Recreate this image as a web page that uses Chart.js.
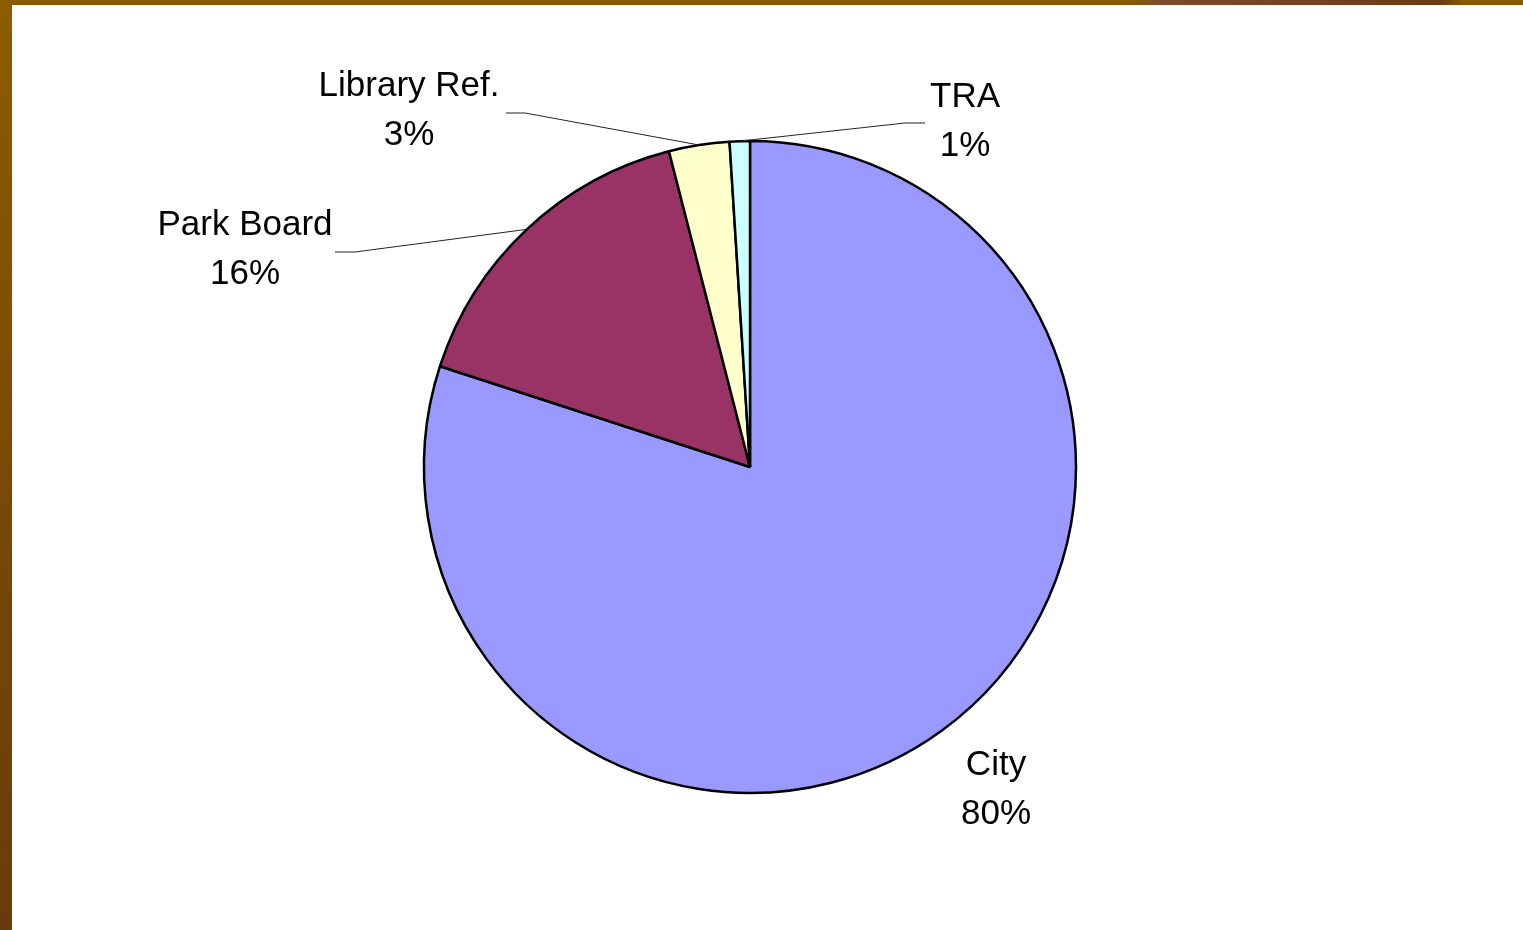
<!DOCTYPE html>
<html>
<head>
<meta charset="utf-8">
<title>Revenue share</title>
<script src="https://cdn.jsdelivr.net/npm/chart.js@4"></script>
<style>
	html, body { margin: 0; padding: 0; background: #fff; }
	body { width: 1523px; height: 930px; position: relative; overflow: hidden; }
	canvas { position: absolute; left: 0; top: 0; }
	/* slide frame: gold top rule and left bar */
	#frameTop {
		position: absolute; left: 0; top: 0; width: 1523px; height: 5px;
		background: linear-gradient(to right, #8b5a00 0, #8b5a00 1125px, #7b4b29 1160px, #6b3a14 1440px, #8b5a00 1465px, #8b5a00 100%);
	}
	#frameLeft {
		position: absolute; left: 0; top: 0; width: 12px; height: 930px;
		background: linear-gradient(to bottom, #8d5c00, #7a4a05 50%, #6a3a0a);
	}
</style>
</head>
<body>
<canvas id="chart" width="1523" height="930"></canvas>
<div id="frameTop"></div>
<div id="frameLeft"></div>
<script>
'use strict';

const
	categories = ['City', 'Park Board', 'Library Ref.', 'TRA'],
	shares = [80, 16, 3, 1],
	sliceColors = ['#9999ff', '#993366', '#ffffcc', '#ccffff'];

/**
 * Label placement, as offsets from the pie centre:
 * text centre / first baseline, and the outer two points of the leader line
 */
const labelPlacement = {
	'City': {dx: 246, dy: 308, leader: null},
	'Park Board': {dx: -505, dy: -232, leader: [[-415, -215], [-395, -215]]},
	'Library Ref.': {dx: -341, dy: -371, leader: [[-244, -354], [-225, -354]]},
	'TRA': {dx: 215, dy: -360, leader: [[175, -344], [155, -344]]}
};

const lineHeight = 49;

/**
 * Draws the category name and share under it, with leader lines to the slices
 */
const sliceLabels = {
	id: 'sliceLabels',

	afterDatasetsDraw(chart) {
		const
			ctx = chart.ctx,
			meta = chart.getDatasetMeta(0),
			total = shares.reduce((a, b) => a + b, 0);

		ctx.save();
		ctx.font = '35px "Liberation Sans", Arial, sans-serif';
		ctx.fillStyle = '#000';
		ctx.strokeStyle = '#222';
		ctx.lineWidth = 1;
		ctx.textAlign = 'center';
		ctx.textBaseline = 'alphabetic';

		meta.data.forEach((arc, i) => {
			const
				{x, y, startAngle, endAngle, outerRadius} = arc.getProps(['x', 'y', 'startAngle', 'endAngle', 'outerRadius'], true),
				place = labelPlacement[categories[i]];

			if (place.leader) {
				const mid = (startAngle + endAngle) / 2;
				ctx.beginPath();
				ctx.moveTo(x + place.leader[0][0], y + place.leader[0][1]);
				ctx.lineTo(x + place.leader[1][0], y + place.leader[1][1]);
				ctx.lineTo(x + Math.cos(mid) * outerRadius, y + Math.sin(mid) * outerRadius);
				ctx.stroke();
			}

			ctx.fillText(categories[i], x + place.dx, y + place.dy);
			ctx.fillText(Math.round(shares[i] / total * 100) + '%', x + place.dx, y + place.dy + lineHeight);
		});

		ctx.restore();
	}
};

new Chart(document.getElementById('chart').getContext('2d'), {
	type: 'pie',
	data: {
		labels: categories,
		datasets: [{
			data: shares,
			backgroundColor: sliceColors,
			borderColor: '#000',
			borderWidth: 2.5,
			hoverOffset: 0,
			radius: 326
		}]
	},
	options: {
		responsive: false,
		animation: false,
		layout: {padding: {left: 0, right: 23, top: 4, bottom: 0}},
		plugins: {
			legend: {display: false},
			tooltip: {enabled: false}
		}
	},
	plugins: [sliceLabels]
});
</script>
</body>
</html>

-*-

• _Set problem_
Print out the material word for word, omitting the pictures.

• _Solution to this problem_
Recreate this image as a web page that uses Chart.js.
<!DOCTYPE html>
<html>
<head>
<meta charset="utf-8">
<title>Revenue share</title>
<script src="https://cdn.jsdelivr.net/npm/chart.js@4"></script>
<style>
	html, body { margin: 0; padding: 0; background: #fff; }
	body { width: 1523px; height: 930px; position: relative; overflow: hidden; }
	canvas { position: absolute; left: 0; top: 0; }
	/* slide frame: gold top rule and left bar */
	#frameTop {
		position: absolute; left: 0; top: 0; width: 1523px; height: 5px;
		background: linear-gradient(to right, #8b5a00 0, #8b5a00 1125px, #7b4b29 1160px, #6b3a14 1440px, #8b5a00 1465px, #8b5a00 100%);
	}
	#frameLeft {
		position: absolute; left: 0; top: 0; width: 12px; height: 930px;
		background: linear-gradient(to bottom, #8d5c00, #7a4a05 50%, #6a3a0a);
	}
</style>
</head>
<body>
<canvas id="chart" width="1523" height="930"></canvas>
<div id="frameTop"></div>
<div id="frameLeft"></div>
<script>
'use strict';

const
	categories = ['City', 'Park Board', 'Library Ref.', 'TRA'],
	shares = [80, 16, 3, 1],
	sliceColors = ['#9999ff', '#993366', '#ffffcc', '#ccffff'];

/**
 * Label placement, as offsets from the pie centre:
 * text centre / first baseline, and the outer two points of the leader line
 */
const labelPlacement = {
	'City': {dx: 246, dy: 308, leader: null},
	'Park Board': {dx: -505, dy: -232, leader: [[-415, -215], [-395, -215]]},
	'Library Ref.': {dx: -341, dy: -371, leader: [[-244, -354], [-225, -354]]},
	'TRA': {dx: 215, dy: -360, leader: [[175, -344], [155, -344]]}
};

const lineHeight = 49;

/**
 * Draws the category name and share under it, with leader lines to the slices
 */
const sliceLabels = {
	id: 'sliceLabels',

	afterDatasetsDraw(chart) {
		const
			ctx = chart.ctx,
			meta = chart.getDatasetMeta(0),
			total = shares.reduce((a, b) => a + b, 0);

		ctx.save();
		ctx.font = '35px "Liberation Sans", Arial, sans-serif';
		ctx.fillStyle = '#000';
		ctx.strokeStyle = '#222';
		ctx.lineWidth = 1;
		ctx.textAlign = 'center';
		ctx.textBaseline = 'alphabetic';

		meta.data.forEach((arc, i) => {
			const
				{x, y, startAngle, endAngle, outerRadius} = arc.getProps(['x', 'y', 'startAngle', 'endAngle', 'outerRadius'], true),
				place = labelPlacement[categories[i]];

			if (place.leader) {
				const mid = (startAngle + endAngle) / 2;
				ctx.beginPath();
				ctx.moveTo(x + place.leader[0][0], y + place.leader[0][1]);
				ctx.lineTo(x + place.leader[1][0], y + place.leader[1][1]);
				ctx.lineTo(x + Math.cos(mid) * outerRadius, y + Math.sin(mid) * outerRadius);
				ctx.stroke();
			}

			ctx.fillText(categories[i], x + place.dx, y + place.dy);
			ctx.fillText(Math.round(shares[i] / total * 100) + '%', x + place.dx, y + place.dy + lineHeight);
		});

		ctx.restore();
	}
};

new Chart(document.getElementById('chart').getContext('2d'), {
	type: 'pie',
	data: {
		labels: categories,
		datasets: [{
			data: shares,
			backgroundColor: sliceColors,
			borderColor: '#000',
			borderWidth: 2.5,
			hoverOffset: 0,
			radius: 326
		}]
	},
	options: {
		responsive: false,
		animation: false,
		layout: {padding: {left: 0, right: 23, top: 4, bottom: 0}},
		plugins: {
			legend: {display: false},
			tooltip: {enabled: false}
		}
	},
	plugins: [sliceLabels]
});
</script>
</body>
</html>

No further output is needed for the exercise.